LSTM-VAE for Temporal Anomaly Detection in Drone Trajectory Analysis: A Comparative Study for Critical Infrastructure Protection
Article
Saripalli, Hari Hara Babu, Saripalli, Jyothsna Laxmi, Lagos, Leonel et al. (2026). LSTM-VAE for Temporal Anomaly Detection in Drone Trajectory Analysis: A Comparative Study for Critical Infrastructure Protection
. 18(6), 301-301. 10.3390/fi18060301
Saripalli, Hari Hara Babu, Saripalli, Jyothsna Laxmi, Lagos, Leonel et al. (2026). LSTM-VAE for Temporal Anomaly Detection in Drone Trajectory Analysis: A Comparative Study for Critical Infrastructure Protection
. 18(6), 301-301. 10.3390/fi18060301
Unauthorized commercial drone activity around critical infrastructure motivates the development of trajectory-level anomaly detection. We present a rigorous benchmarking study of variational autoencoder methods for drone trajectory anomaly detection in a simulated nuclear facility protection scenario, evaluating six methods (bidirectional LSTM-VAE, unidirectional LSTM-VAE, fully connected VAE, standard autoencoder, One-Class SVM, Isolation Forest) on 2500 trajectories using identical raw features and training pipelines. Across five random seeds, all VAE variants achieve AUC-ROC of approximately 0.92 versus 0.73 to 0.80 for the non-VAE baselines, isolating variational regularization rather than bidirectionality or temporal encoding alone as the dominant performance driver in this domain.

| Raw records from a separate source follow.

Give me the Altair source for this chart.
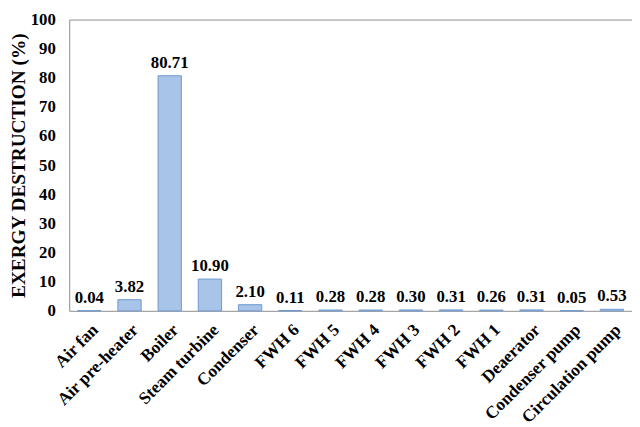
import altair as alt
import pandas as pd

components = ["Air fan", "Air pre-heater", "Boiler", "Steam turbine", "Condenser",
              "FWH 6", "FWH 5", "FWH 4", "FWH 3", "FWH 2", "FWH 1",
              "Deaerator", "Condenser pump", "Circulation pump"]
values = [0.04, 3.82, 80.71, 10.90, 2.10, 0.11, 0.28, 0.28, 0.30, 0.31, 0.26, 0.31, 0.05, 0.53]
y_ticks = list(range(0, 101, 10))

df = pd.DataFrame({"component": components, "value": values,
                   "label": [f"{v:.2f}" for v in values]})

FONT = "Liberation Serif"

x = alt.X("component:N", sort=components, title=None,
          scale=alt.Scale(paddingInner=0.42, paddingOuter=0.21),
          axis=alt.Axis(labelAngle=-45, labelFont=FONT, labelFontSize=17.5,
                        labelFontWeight="bold", labelColor="black", ticks=False,
                        domain=False, labelPadding=10, labelLimit=300))
y = alt.Y("value:Q", title="EXERGY DESTRUCTION (%)",
          scale=alt.Scale(domain=[0, 100], nice=False),
          axis=alt.Axis(values=y_ticks, grid=False, ticks=False, domain=False,
                        labelFont=FONT, labelFontSize=17, labelFontWeight="bold",
                        labelColor="black", labelPadding=14,
                        titleFont=FONT, titleFontSize=19.5, titleFontWeight="bold",
                        titleColor="black", titlePadding=2))

bars = alt.Chart(df).mark_bar(color="#A8C4E8", stroke="#6F99D0", strokeWidth=1).encode(x=x, y=y)
text = alt.Chart(df).mark_text(font=FONT, fontSize=17, fontWeight="bold", baseline="bottom",
                               dy=-4, color="black").encode(x=x, y=y, text="label:N")

chart = (bars + text).properties(
    width=570, height=295,
    padding={"left": 0, "top": 0, "right": 0, "bottom": 0},
).configure_view(stroke="#8C8C8C", strokeWidth=1)

chart.save("out.html", embed_options={"renderer": "svg", "actions": False})
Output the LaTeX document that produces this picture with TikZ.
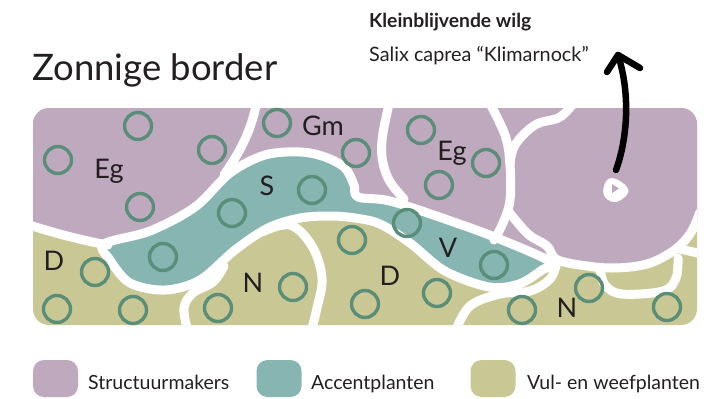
\documentclass[tikz,border=0pt]{standalone}
\usepackage{fontspec}
\setmainfont{Lato}
\definecolor{purp}{HTML}{BFA9BF}
\definecolor{tealc}{HTML}{87B5B1}
\definecolor{oliv}{HTML}{C9C895}
\definecolor{ringc}{HTML}{5A8E78}
\definecolor{ink}{HTML}{231F20}
\tikzset{
  wline/.style={draw=white, line width=9pt, line cap=round, line join=round},
  ring/.style={draw=ringc, line width=3.4pt, circle, minimum size=27pt, inner sep=0pt},
  lab/.style={text=ink, font=\fontsize{27}{30}\selectfont, anchor=base, inner sep=0pt},
  legbox/.style={rounded corners=11pt, minimum width=45pt, minimum height=37pt, inner sep=0pt},
  legtext/.style={text=ink, font=\fontsize{19.5}{22}\selectfont, anchor=base west, inner sep=0pt},
  arrowline/.style={draw=black, line width=6.5pt, line cap=round, line join=round}
}
\begin{document}
\begin{tikzpicture}[x=1pt,y=-1pt]
\useasboundingbox (0,0) rectangle (724,399);
% ---------- bed ----------
\begin{scope}
\clip[rounded corners=16pt] (33,108) rectangle (697,325);
\fill[oliv] (20,95) rectangle (710,340);
% purple (structure) area
\fill[purp] (20,95) -- (710,95) -- (710,216) -- (699,215)
  .. controls (693,232) and (685,242) .. (673,251)
  .. controls (660,261) and (635,268) .. (613,268)
  .. controls (595,268) and (570,266) .. (556,259)
  -- (540,263) -- (500,262) -- (450,245) -- (400,220) -- (350,200)
  -- (300,190) -- (250,205) -- (200,245) -- (150,258) -- (108,245)
  .. controls (80,240) and (50,232) .. (20,222) -- cycle;
% accent band
\fill[tealc] plot[smooth cycle, tension=0.55] coordinates {
  (104,244) (150,231) (195,207) (230,173) (265,155) (300,152) (325,157)
  (345,168) (354,185) (358,197) (390,201) (445,219) (497,238) (551,262)
  (542,270) (519,284) (489,287) (445,271) (410,243) (380,224) (355,218)
  (330,216) (300,218) (268,228) (235,250) (200,280) (165,290) (130,283) (110,260)};
\draw[wline] plot[smooth cycle, tension=0.55] coordinates {
  (104,244) (150,231) (195,207) (230,173) (265,155) (300,152) (325,157)
  (345,168) (354,185) (358,197) (390,201) (445,219) (497,238) (551,262)
  (542,270) (519,284) (489,287) (445,271) (410,243) (380,224) (355,218)
  (330,216) (300,218) (268,228) (235,250) (200,280) (165,290) (130,283) (110,260)};
% dividers
\draw[wline] (20,222) .. controls (50,232) and (80,240) .. (108,245);
\draw[wline] (257,100) .. controls (252,130) and (240,152) .. (224,175);
\draw[wline] plot[smooth, tension=0.6] coordinates {(390,100) (383,133) (382,157) (389,180) (404,199)};
\draw[wline] plot[smooth, tension=0.6] coordinates {(488,100) (505,135) (510,165) (510,200) (503,223) (494,240)};
\draw[wline] plot[smooth, tension=0.6] coordinates {(576,100) (560,117) (535,125) (515,145) (510,165)};
\draw[wline] plot[smooth, tension=0.6] coordinates {(509,212) (528,234) (547,246) (556,259) (580,265) (613,268) (647,264) (673,251) (690,234) (700,212)};
\draw[wline] plot[smooth, tension=0.6] coordinates {(600,268) (605,285) (622,294) (663,291) (676,278) (678,258)};
\draw[wline] (680,249) -- (702,254);
\draw[wline] plot[smooth, tension=0.6] coordinates {(188,332) (184,308) (193,293) (213,282) (224,266)};
\draw[wline] plot[smooth, tension=0.6] coordinates {(262,232) (290,225) (312,246) (322,278) (317,308) (311,332)};
\draw[wline] plot[smooth, tension=0.6] coordinates {(455,332) (470,306) (500,294) (530,291) (550,279) (557,262)};
\end{scope}
% ---------- plants ----------
\foreach \x/\y [count=\i] in {138/126, 58/160, 212/150, 140/207, 277/123, 356/153,
  421/130, 486/163, 439/185, 312/190, 232/213, 163/257, 407/223, 494/265,
  95/272, 57/309, 133/310, 218/308, 293/287, 352/240, 365/304, 437/293,
  522/310, 589/288, 667/307}
  \node[ring] (c\i) at (\x,\y) {};
% ---------- labels ----------
\node[lab] (eg1) at (109,178) {Eg};
\node[lab] (gm) at (323,135) {Gm};
\node[lab] (eg2) at (452,160) {Eg};
\node[lab] (s) at (267,195) {S};
\node[lab] (d1) at (54,270) {D};
\node[lab] (n1) at (253,292) {N};
\node[lab] (d2) at (390,285) {D};
\node[lab] (v) at (448,257) {V};
\node[lab] (n2) at (567,317) {N};
% ---------- title ----------
\node[text=ink, font=\fontsize{36.5}{42}\selectfont, anchor=base west, inner sep=0pt] (title) at (32,80) {Zonnige border};
% ---------- willow marker and arrow ----------
\fill[white] plot[smooth cycle, tension=0.7] coordinates {(604,186) (611,178) (624,184) (628,193) (616,202) (605,197)};
\fill[purp] (612,184) -- (619,188.5) -- (612,193) -- cycle;
\coordinate (tail) at (616,170);
\coordinate (tip) at (618,55);
\draw[arrowline] (tail) .. controls (627,140) and (631,95) .. (tip);
\draw[arrowline] (607,72) -- (tip) -- (640,68);
\node[text=ink, font=\bfseries\fontsize{19.3}{22}\selectfont, anchor=base west, inner sep=0pt] (wname) at (369,27) {Kleinblijvende wilg};
\node[text=ink, font=\fontsize{19.8}{22}\selectfont, anchor=base west, inner sep=0pt] (wlatin) at (369,61) {Salix caprea “Klimarnock”};
% ---------- legend ----------
\node[legbox, fill=purp] (l1) at (55.5,378.5) {};
\node[legtext] (t1) at (88,389) {Structuurmakers};
\node[legbox, fill=tealc] (l2) at (279,378.5) {};
\node[legtext] (t2) at (311,389) {Accentplanten};
\node[legbox, fill=oliv] (l3) at (493,378.5) {};
\node[legtext] (t3) at (527,389) {Vul- en weefplanten};
\end{tikzpicture}
\end{document}
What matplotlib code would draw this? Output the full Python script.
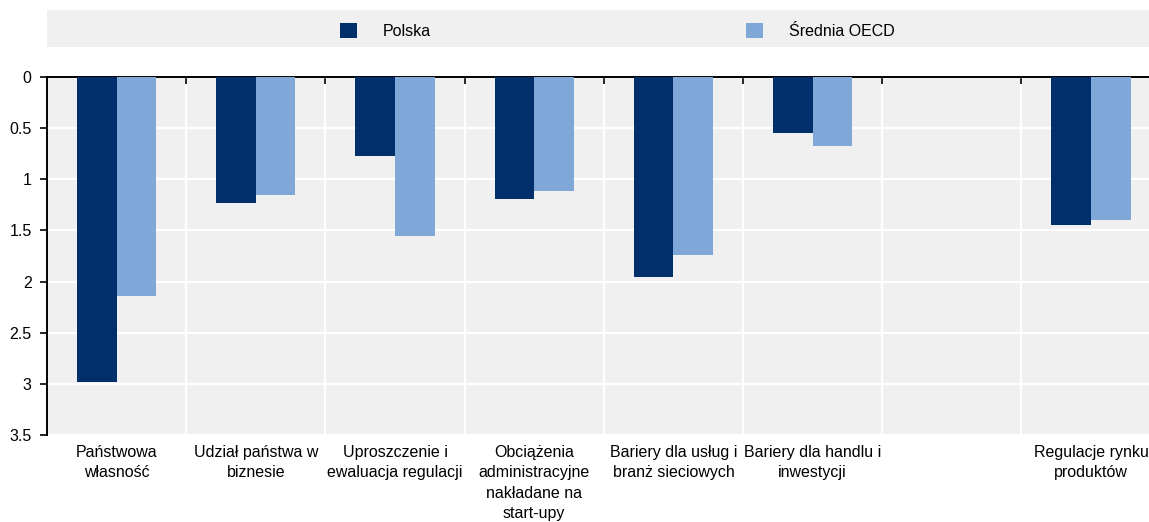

Building on this benchmark, we propose a domain-aware LSTM-VAE incorporating two facility-specific architectural elements: a polar coordinate input representation expressing trajectories relative to the protected facility and a distance-weighted reconstruction loss that allocates model capacity toward near-facility timesteps. The domain-aware variant achieves AUC-ROC of 0.962 ± 0.007 on the original test set and 0.973 ± 0.005 on an augmented hard anomalies test set, a 3 to 4 percentage-point improvement over generic VAE methods at no additional parameter cost. A bootstrap evaluation under 99:1 class imbalance confirms that the domain-aware variant maintains its precision advantage at low false positive rate operating points.